We want to warn people about certain annuities. The variable annuity, for example, is something we hope nobody ever buys. The variable annuity is where the broker makes about 8% commission up front, he gets paid every year you own it, the insurance company gets paid every year you own it, and the mutual fund companies get paid every year you own it. Three layers of fees that usually add up to 5% to 7% before you make a dime. Variable annuities under-perform in up markets, due to high fees, and typically lose more money than market indexes in a down market due to high fees. The way these are sold is the agent tells you that variable annuities offer an opportunity to invest in the markets with a guarantee. What they fail to tell you is that you have to die to get that guarantee. The guarantee doesn’t help you while you live. There’s a saying that goes, “variable annuities aren’t bought; they are sold” meaning that if anyone actually knew about all these fees they would never buy one.

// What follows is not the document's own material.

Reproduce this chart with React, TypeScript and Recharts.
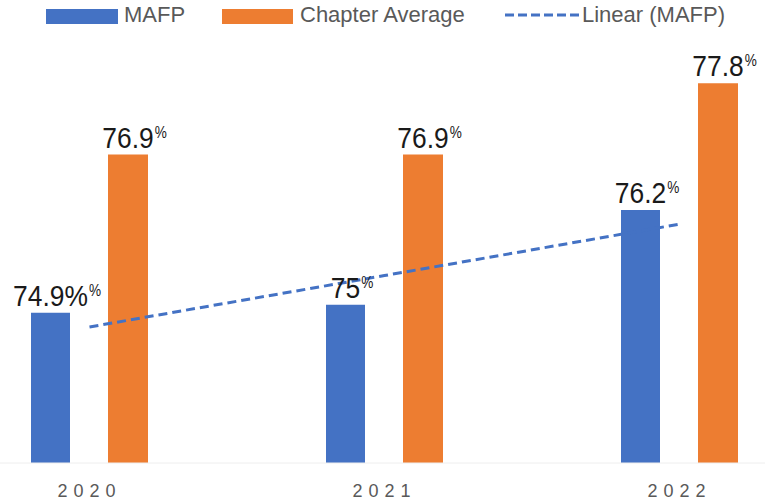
/* MAFP vs Chapter Average — yearly bars with linear trend */
import { ComposedChart, Bar, Line, XAxis, YAxis, LabelList } from 'recharts';

const years = ['2020', '2021', '2022'];
const mafp = [74.9, 75.0, 76.2];
const chapterAverage = [76.9, 76.9, 77.8];
const mafpTrend = [74.72, 75.37, 76.02];
const mafpLabels = ['74.9%', '75', '76.2'];
const chapterLabels = ['76.9', '76.9', '77.8'];

const BLUE = '#4472C4';
const ORANGE = '#ED7D31';
const GREY = '#595959';
const SANS = "'Liberation Sans', Arial, sans-serif";

const data = years.map((year, i) => ({
  year,
  mafp: mafp[i],
  chapter: chapterAverage[i],
  trend: mafpTrend[i],
  mafpLabel: mafpLabels[i],
  chapterLabel: chapterLabels[i],
}));

// labels use a condensed look: regular sans squeezed horizontally
const BIG = 30;
const SQUEEZE = 0.88;
const textWidth = (s: string) =>
  s.split('').reduce((w, c) => w + (c === '.' ? 0.278 : c === '%' ? 0.889 : 0.556) * BIG * SQUEEZE, 0);

const ValueLabel = (props: any) => {
  const { x, y, width, value } = props;
  const cx = Number(x) + Number(width) / 2;
  const base = Number(y) - 7;
  const s = String(value);
  const px = cx + textWidth(s) / 2 + 1;
  return (
    <g>
      <text transform={`translate(${cx},${base}) scale(${SQUEEZE},1)`} textAnchor="middle"
        fontFamily={SANS} fontSize={BIG} fill="#1a1a1a">
        {s}
      </text>
      <text transform={`translate(${px},${base - 10}) scale(0.85,1)`}
        fontFamily={SANS} fontSize={16} fill="#1a1a1a">
        %
      </text>
    </g>
  );
};

const YearTick = (props: any) => {
  const { x, y, payload } = props;
  return (
    <text x={x} y={y + 26} textAnchor="middle" fontFamily={SANS} fontSize={18}
      letterSpacing={6} fill={GREY}>
      {payload.value}
    </text>
  );
};

const legendText = { fontFamily: SANS, fontSize: 22, color: GREY, position: 'absolute' as const, top: 3, lineHeight: '24px' };

export default function App() {
  return (
    <div style={{ position: 'fixed', left: 0, top: 0, width: 765, height: 502, overflow: 'hidden', background: '#fff' }}>
      <div style={{ position: 'absolute', left: -58, top: 0 }}>
        <ComposedChart width={885} height={502} data={data} barGap={38}
          margin={{ top: 28, right: 0, bottom: 0, left: 0 }}>
          <XAxis dataKey="year" height={39} axisLine={{ stroke: '#eeeeee' }} tickLine={false}
            tick={<YearTick />} interval={0} />
          <YAxis hide domain={[73, 78.5]} allowDataOverflow />
          <Bar dataKey="mafp" fill={BLUE} barSize={39} isAnimationActive={false}>
            <LabelList dataKey="mafpLabel" content={<ValueLabel />} />
          </Bar>
          <Bar dataKey="chapter" fill={ORANGE} barSize={40} isAnimationActive={false}>
            <LabelList dataKey="chapterLabel" content={<ValueLabel />} />
          </Bar>
          <Line type="linear" dataKey="trend" stroke={BLUE} strokeWidth={3} strokeDasharray="9 5"
            dot={false} activeDot={false} isAnimationActive={false} />
        </ComposedChart>
      </div>

      {/* legend */}
      <div style={{ position: 'absolute', left: 46, top: 9, width: 72, height: 15, background: BLUE }} />
      <div style={{ ...legendText, left: 124 }}>MAFP</div>
      <div style={{ position: 'absolute', left: 222, top: 9, width: 71, height: 15, background: ORANGE }} />
      <div style={{ ...legendText, left: 300 }}>Chapter Average</div>
      <svg style={{ position: 'absolute', left: 505, top: 12 }} width={74} height={6}>
        <line x1={0} y1={3} x2={74} y2={3} stroke={BLUE} strokeWidth={3} strokeDasharray="9 4" />
      </svg>
      <div style={{ ...legendText, left: 582 }}>Linear (MAFP)</div>
    </div>
  );
}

Income annuities, life annuities, and income riders are also something that we warn people about. Let’s say that I am 65 years old and retiring from company X. I have a choice of taking $250K in lifetime pension income, or I can take $200K lump sum. Sadly, many will think that because $250K is the larger number, that it is the better option. So, I tell company X I want $250K for life. Company X actuaries figure I will be around 20 years, so $250K divided by 20 years is $12,500 per year for life.
What have I just done?
Now, I am paying an insurance company to give me my own money back at the rate of $12,500 per year, and the insurance company is hoping I die soon so that they keep what they don’t pay me.
We don’t like these annuities, and we don’t use them in our planning.